Variational Approximation Error in Bayesian Non-negative Matrix Factorization

TL;DR

This paper provides a theoretical analysis of the variational approximation error in Bayesian non-negative matrix factorization (NMF), deriving bounds that quantify how closely variational methods approximate the true Bayesian posterior.

Contribution

It introduces an algebraic geometric approach to analyze the approximation error in VBNMF and derives bounds based on the model's hyperparameters and true rank.

Findings

Derived an upper bound for the learning coefficient in Bayesian NMF.

Established a lower bound for the variational approximation error.

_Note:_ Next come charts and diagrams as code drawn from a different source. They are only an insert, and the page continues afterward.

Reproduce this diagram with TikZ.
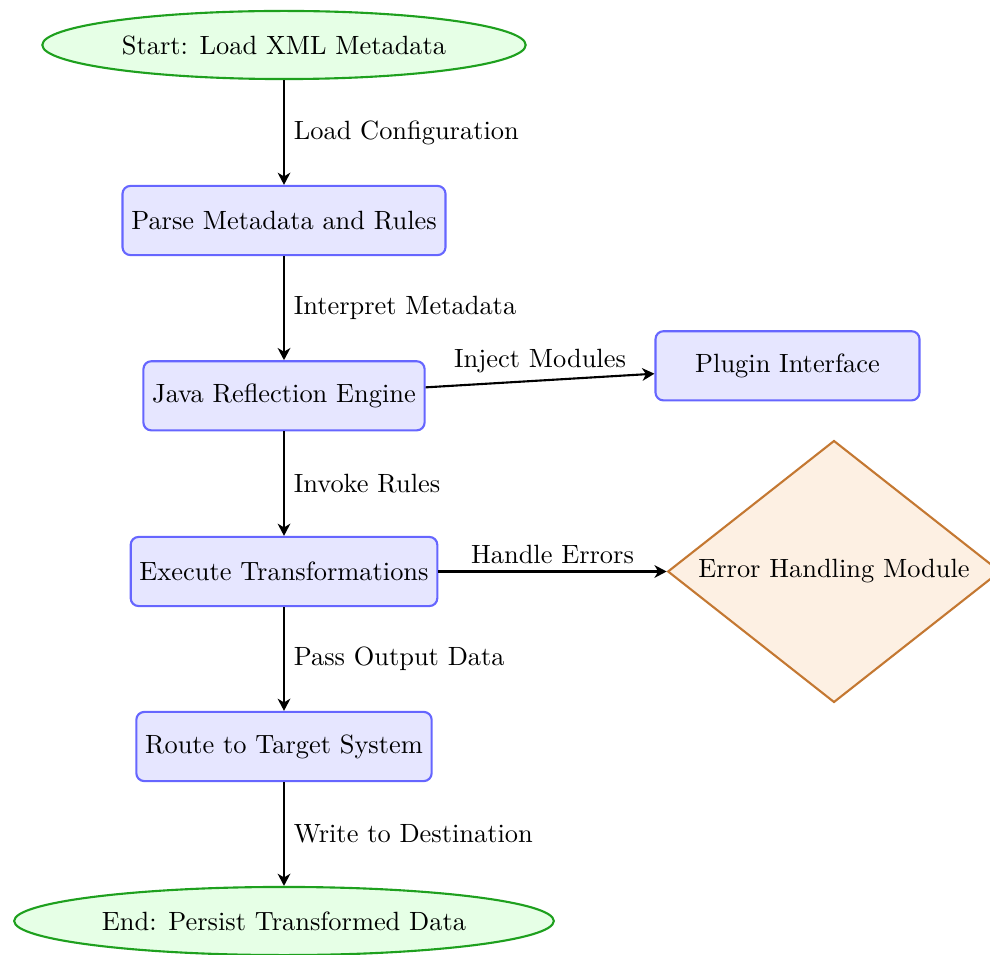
\documentclass[tikz,border=0pt]{standalone}
\usetikzlibrary{shapes.geometric,arrows.meta}
\definecolor{boxfill}{RGB}{230,230,255}
\definecolor{boxdraw}{RGB}{102,102,255}
\definecolor{ellfill}{RGB}{230,255,230}
\definecolor{elldraw}{RGB}{30,160,30}
\definecolor{dfill}{RGB}{253,240,227}
\definecolor{ddraw}{RGB}{196,120,50}
\begin{document}
\begin{tikzpicture}[x=0.3788pt,y=-0.3788pt,
  procbox/.style={rectangle, rounded corners=3pt, draw=boxdraw, fill=boxfill, line width=0.8pt, minimum height=26.2pt, inner sep=3.33pt},
  term/.style={ellipse, draw=elldraw, fill=ellfill, line width=0.8pt, minimum height=25.8pt, inner sep=3.33pt},
  dec/.style={diamond, aspect=1.27, draw=ddraw, fill=dfill, line width=0.8pt, inner sep=2.6pt},
  arr/.style={-{Stealth[length=4.6pt,width=4.8pt,inset=1.4pt]}, line width=0.8pt},
  lbl/.style={inner sep=3.33pt},
  lblup/.style={inner sep=2.6pt}]
\useasboundingbox (0,0) rectangle (990,955);
\node[term] (start) at (284,45) {Start: Load XML Metadata};
\node[procbox] (parse) at (284,220.5) {Parse Metadata and Rules};
\node[procbox] (java) at (284,395.8) {Java Reflection Engine};
\node[procbox, minimum width=100pt] (plugin) at (787.5,365.8) {Plugin Interface};
\node[procbox] (exec) at (284,571.5) {Execute Transformations};
\node[dec] (err) at (834,571.5) {Error Handling Module};
\node[procbox] (route) at (284,746.5) {Route to Target System};
\node[term] (end) at (284,921) {End: Persist Transformed Data};
\draw[arr] (start) -- node[lbl,right] {Load Configuration} (parse);
\draw[arr] (parse) -- node[lbl,right] {Interpret Metadata} (java);
\draw[arr] (java) -- node[lblup,above] {Inject Modules} (plugin);
\draw[arr] (java) -- node[lbl,right] {Invoke Rules} (exec);
\draw[arr] (exec) -- node[lblup,above] {Handle Errors} (err);
\draw[arr] (exec) -- node[lbl,right] {Pass Output Data} (route);
\draw[arr] (route) -- node[lbl,right] {Write to Destination} (end);
\end{tikzpicture}
\end{document}
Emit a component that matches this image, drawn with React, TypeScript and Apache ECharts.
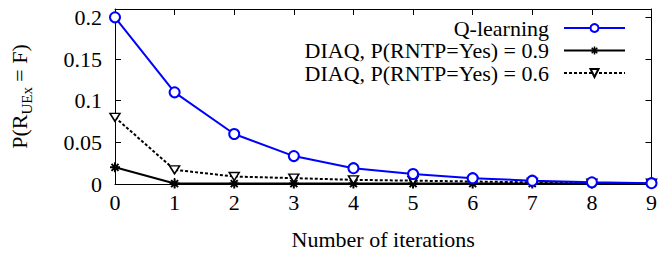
import React, { useEffect, useRef } from "react";
import * as echarts from "echarts";

const iterations = [0, 1, 2, 3, 4, 5, 6, 7, 8, 9];
const qLearning = [0.2, 0.11, 0.06, 0.0335, 0.019, 0.012, 0.007, 0.004, 0.002, 0.001];
const diaq09 = [0.02, 0.0005, 0.0005, 0.0005, 0.0005, 0.0005, 0.0005, 0.0005, 0.0005, 0.0005];
const diaq06 = [0.08, 0.017, 0.009, 0.007, 0.005, 0.004, 0.003, 0.002, 0.001, 0.001];
const seriesNames = ["Q-learning", "DIAQ, P(RNTP=Yes) = 0.9", "DIAQ, P(RNTP=Yes) = 0.6"];

const FONT = "Liberation Serif";
const STAR = "path://M0,5 L10,5 M5,0 L5,10 M1.5,1.5 L8.5,8.5 M1.5,8.5 L8.5,1.5";

export default function App() {
  const ref = useRef<HTMLDivElement>(null);
  useEffect(() => {
    if (!ref.current) return;
    const chart = echarts.init(ref.current, undefined, { renderer: "svg" });
    const pts = (vals: number[]) => iterations.map((x, i) => [x, vals[i]]);
    const frameAxis = {
      axisLine: { show: true, onZero: false, lineStyle: { color: "#000", width: 1 } },
      axisTick: { show: true, inside: true, length: 6, lineStyle: { color: "#000", width: 1 } },
      splitLine: { show: false },
    };
    chart.setOption({
      animation: false,
      textStyle: { fontFamily: FONT },
      grid: { left: 112, right: 6, top: 9, bottom: 69 },
      legend: {
        orient: "vertical",
        align: "right",
        right: 34,
        top: 17,
        itemWidth: 61,
        itemHeight: 10,
        itemGap: 0.5,
        padding: 0,
        data: [
          { name: seriesNames[0] },
          { name: seriesNames[1], itemStyle: { borderWidth: 1.5 } },
          { name: seriesNames[2] },
        ],
        textStyle: { fontFamily: FONT, fontSize: 22, color: "#000", lineHeight: 22, padding: [0, 10, 0, 0] },
      },
      xAxis: [
        {
          type: "value",
          min: 0,
          max: 9,
          interval: 1,
          name: "Number of iterations",
          nameLocation: "middle",
          nameGap: 44,
          nameTextStyle: { fontFamily: FONT, fontSize: 22, color: "#000" },
          axisLabel: { fontFamily: FONT, fontSize: 22, color: "#000", margin: 7 },
          ...frameAxis,
        },
        {
          type: "value",
          position: "top",
          min: 0,
          max: 9,
          interval: 1,
          axisLabel: { show: false },
          ...frameAxis,
        },
      ],
      yAxis: [
        {
          type: "value",
          min: 0,
          max: 0.21,
          interval: 0.05,
          name: "{a|P(R}{b|UEx}{a| = F)}",
          nameLocation: "middle",
          nameGap: 85,
          nameRotate: 90,
          nameTextStyle: {
            fontFamily: FONT,
            fontSize: 22,
            color: "#000",
            rich: {
              a: { fontFamily: FONT, fontSize: 22, color: "#000", verticalAlign: "middle" },
              b: { fontFamily: FONT, fontSize: 15, color: "#000", verticalAlign: "bottom", padding: [0, 0, -4, 0] },
            },
          },
          axisLabel: { fontFamily: FONT, fontSize: 22, color: "#000", margin: 13, showMaxLabel: false },
          ...frameAxis,
        },
        {
          type: "value",
          position: "right",
          min: 0,
          max: 0.21,
          interval: 0.05,
          axisLabel: { show: false },
          ...frameAxis,
        },
      ],
      series: [
        {
          name: seriesNames[0],
          type: "line",
          data: pts(qLearning),
          symbol: "circle",
          symbolSize: 10,
          lineStyle: { color: "#0000ff", width: 2 },
          itemStyle: { color: "#ffffff", borderColor: "#0000ff", borderWidth: 2 },
          z: 3,
        },
        {
          name: seriesNames[1],
          type: "line",
          data: pts(diaq09),
          symbol: STAR,
          symbolSize: 10,
          lineStyle: { color: "#000", width: 2 },
          itemStyle: { color: "transparent", borderColor: "#000", borderWidth: 2 },
          z: 2,
        },
        {
          name: seriesNames[2],
          type: "line",
          data: pts(diaq06),
          symbol: "triangle",
          symbolRotate: 180,
          symbolSize: [10, 8],
          lineStyle: { color: "#000", width: 2, type: [3, 2] },
          itemStyle: { color: "#ffffff", borderColor: "#000", borderWidth: 1.5 },
          z: 2,
        },
      ],
    });
    return () => chart.dispose();
  }, []);
  return (
    <div
      ref={ref}
      style={{ position: "fixed", left: 0, top: 0, width: 660, height: 255, background: "#fff" }}
    />
  );
}
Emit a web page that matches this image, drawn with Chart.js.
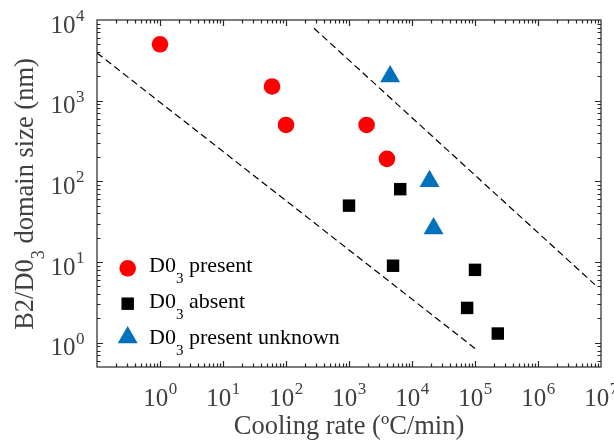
<!DOCTYPE html>
<html>
<head>
<meta charset="utf-8">
<title>B2/D03 domain size vs cooling rate</title>
<script src="https://cdn.jsdelivr.net/npm/chart.js@4.4.1/dist/chart.umd.min.js"></script>
<style>
  html, body { margin: 0; padding: 0; background: #fff; }
  #wrap { width: 614px; height: 443px; position: relative; }
</style>
</head>
<body>
<div id="wrap"><canvas id="myChart"></canvas></div>
<script>
// D0_3 present
const presentX = [1, 60, 100, 1900, 4000];
const presentY = [5000, 1500, 500, 500, 190];
// D0_3 absent
const absentX = [1000, 6500, 5000, 100000, 75000, 230000];
const absentY = [50, 80, 9, 8, 2.7, 1.3];
// D0_3 present unknown
const unknownX = [4500, 19000, 22000];
const unknownY = [2000, 100, 26];
// dashed guide lines (end points)
const lowerLineX = [0.1, 100000];
const lowerLineY = [3900, 0.85];
const upperLineX = [278, 8000000];
const upperLineY = [7900, 5.25];

// axis limits and decade labels
const xRange = [0.1, 1e7];
const yRange = [0.5, 1e4];
const xTickExps = [0, 1, 2, 3, 4, 5, 6, 7];
const yTickExps = [0, 1, 2, 3, 4];

const legendLabels = ['present', 'absent', 'present unknown'];

const serif = '"Liberation Serif", "Times New Roman", serif';
const red = '#ff0000';
const blue = '#0072bd';
const black = '#000000';
const axisColor = '#262626';
const labelColor = '#404040';

function toPoints(xs, ys) {
    return xs.map((x, i) => ({ x: x, y: ys[i] }));
}

// 1..9 x 10^k inside the range, k = decade
function logTicks(range) {
    const out = [];
    const k0 = Math.floor(Math.log10(range[0]));
    const k1 = Math.ceil(Math.log10(range[1]));
    for (let k = k0; k <= k1; k++) {
        for (let j = 1; j <= 9; j++) {
            const v = j * Math.pow(10, k);
            if (v > range[0] * 1.0001 && v < range[1] * 0.9999) out.push({ v: v, major: j === 1 });
        }
    }
    return out;
}

// "10" with a raised exponent
function powWidth(ctx, exp) {
    ctx.font = '25px ' + serif;
    const w1 = ctx.measureText('10').width;
    ctx.font = '17px ' + serif;
    const w2 = ctx.measureText(String(exp)).width;
    return [w1, w2];
}
function drawPow(ctx, left, baseline, exp) {
    const w = powWidth(ctx, exp);
    ctx.font = '25px ' + serif;
    ctx.fillText('10', left, baseline);
    ctx.font = '17px ' + serif;
    ctx.fillText(String(exp), left + w[0] + 0.5, baseline - 11.5);
}

// text pieces: [string, isSubscript]
function drawRich(ctx, parts, x, y, size, subSize, subDrop, align) {
    let total = 0;
    parts.forEach(p => {
        ctx.font = (p[1] ? subSize : size) + 'px ' + serif;
        total += ctx.measureText(p[0]).width;
    });
    let cx = align === 'center' ? x - total / 2 : x;
    parts.forEach(p => {
        ctx.font = (p[1] ? subSize : size) + 'px ' + serif;
        ctx.fillText(p[0], cx, p[1] ? y + subDrop : y);
        cx += ctx.measureText(p[0]).width;
    });
}

function drawMarker(ctx, style, x, y, r, color) {
    ctx.fillStyle = color;
    ctx.beginPath();
    if (style === 'circle') {
        ctx.arc(x, y, r, 0, Math.PI * 2);
    } else if (style === 'rect') {
        const s = r * Math.SQRT1_2;
        ctx.rect(x - s, y - s, 2 * s, 2 * s);
    } else {
        const hw = r * Math.sin(Math.PI / 3);
        ctx.moveTo(x, y - r);
        ctx.lineTo(x + hw, y + r / 2);
        ctx.lineTo(x - hw, y + r / 2);
        ctx.closePath();
    }
    ctx.fill();
}

// box, inward ticks, labels, titles and legend
const axesPlugin = {
    id: 'boxAxes',
    afterDraw(chart) {
        const ctx = chart.ctx;
        const xs = chart.scales.x;
        const ys = chart.scales.y;
        const a = chart.chartArea;
        ctx.save();

        ctx.strokeStyle = axisColor;
        ctx.lineWidth = 1.2;
        ctx.strokeRect(a.left, a.top, a.right - a.left, a.bottom - a.top);

        ctx.beginPath();
        logTicks(xRange).forEach(t => {
            const px = Math.round(xs.getPixelForValue(t.v)) + 0.5;
            const len = t.major ? 6 : 3.5;
            ctx.moveTo(px, a.bottom); ctx.lineTo(px, a.bottom - len);
            ctx.moveTo(px, a.top); ctx.lineTo(px, a.top + len);
        });
        logTicks(yRange).forEach(t => {
            const py = Math.round(ys.getPixelForValue(t.v)) + 0.5;
            const len = t.major ? 6 : 3.5;
            ctx.moveTo(a.left, py); ctx.lineTo(a.left + len, py);
            ctx.moveTo(a.right, py); ctx.lineTo(a.right - len, py);
        });
        ctx.stroke();

        // decade labels
        ctx.fillStyle = labelColor;
        ctx.textAlign = 'left';
        ctx.textBaseline = 'alphabetic';
        xTickExps.forEach(e => {
            const px = xs.getPixelForValue(Math.pow(10, e));
            const w = powWidth(ctx, e);
            drawPow(ctx, px - (w[0] + w[1]) / 2, a.bottom + 38.5, e);
        });
        yTickExps.forEach(e => {
            const py = ys.getPixelForValue(Math.pow(10, e));
            const w = powWidth(ctx, e);
            drawPow(ctx, a.left - 13 - (w[0] + w[1]), py + 12.5, e);
        });

        // axis titles
        drawRich(ctx, [['Cooling rate (ºC/min)', false]], (a.left + a.right) / 2, 434, 26.5, 18, 0, 'center');
        ctx.save();
        ctx.translate(33, 194);
        ctx.rotate(-Math.PI / 2);
        drawRich(ctx, [['B2/D0', false], ['3', true], [' domain size (nm)', false]], 0, 0, 26.5, 18, 10.5, 'center');
        ctx.restore();

        // legend
        const rows = [
            { style: 'circle', r: 8.3, color: red, my: 268.3, base: 271.7 },
            { style: 'rect', r: 8.8, color: black, my: 303.7, base: 308 },
            { style: 'triangle', r: 11.5, color: blue, my: 337.5, base: 344.3 }
        ];
        rows.forEach((row, i) => {
            drawMarker(ctx, row.style, 127.7, row.my, row.r, row.color);
            ctx.fillStyle = black;
            drawRich(ctx, [['D0', false], ['3', true], [' ' + legendLabels[i], false]], 149, row.base, 22, 15, 11, 'left');
        });

        ctx.restore();
    }
};

const ctx = document.getElementById('myChart');
const sizeChart = new Chart(ctx, {
    type: 'scatter',
    data: {
        datasets: [
            {
                label: 'D0_3 present',
                data: toPoints(presentX, presentY),
                pointStyle: 'circle',
                pointRadius: 8.3,
                pointBackgroundColor: red,
                pointBorderWidth: 0
            },
            {
                label: 'D0_3 absent',
                data: toPoints(absentX, absentY),
                pointStyle: 'rect',
                pointRadius: 8.8,
                pointBackgroundColor: black,
                pointBorderWidth: 0
            },
            {
                label: 'D0_3 present unknown',
                data: toPoints(unknownX, unknownY),
                pointStyle: 'triangle',
                pointRadius: 11.5,
                pointBackgroundColor: blue,
                pointBorderWidth: 0
            },
            {
                label: 'lower bound',
                data: toPoints(lowerLineX, lowerLineY),
                showLine: true,
                borderColor: black,
                borderWidth: 1.2,
                borderDash: [7, 4],
                pointRadius: 0
            },
            {
                label: 'upper bound',
                data: toPoints(upperLineX, upperLineY),
                showLine: true,
                borderColor: black,
                borderWidth: 1.2,
                borderDash: [7, 4],
                pointRadius: 0
            }
        ]
    },
    options: {
        responsive: true,
        maintainAspectRatio: false,
        animation: false,
        events: [],
        layout: { padding: { left: 97, top: 20, right: 13, bottom: 76 } },
        plugins: { legend: { display: false }, tooltip: { enabled: false } },
        scales: {
            x: { type: 'logarithmic', min: xRange[0], max: xRange[1], display: false },
            y: { type: 'logarithmic', min: yRange[0], max: yRange[1], display: false }
        }
    },
    plugins: [axesPlugin]
});
</script>
</body>
</html>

Numerical experiments confirm the theoretical bounds.

Abstract

Non-negative matrix factorization (NMF) is a knowledge discovery method that is used in many fields. Variational inference and Gibbs sampling methods for it are also wellknown. However, the variational approximation error has not been clarified yet, because NMF is not statistically regular and the prior distribution used in variational Bayesian NMF (VBNMF) has zero or divergence points. In this paper, using algebraic geometrical methods, we theoretically analyze the difference in negative log evidence (a.k.a. free energy) between VBNMF and Bayesian NMF, i.e., the Kullback-Leibler divergence between the variational posterior and the true posterior. We derive an upper bound for the learning coefficient (a.k.a. the real log canonical threshold) in Bayesian NMF. By using the upper bound, we find a lower bound for the approximation error, asymptotically. The result quantitatively shows how well the VBNMF algorithm can approximate Bayesian NMF; the lower bound depends on the hyperparameters and the true nonnegative rank. A numerical experiment demonstrates the theoretical result.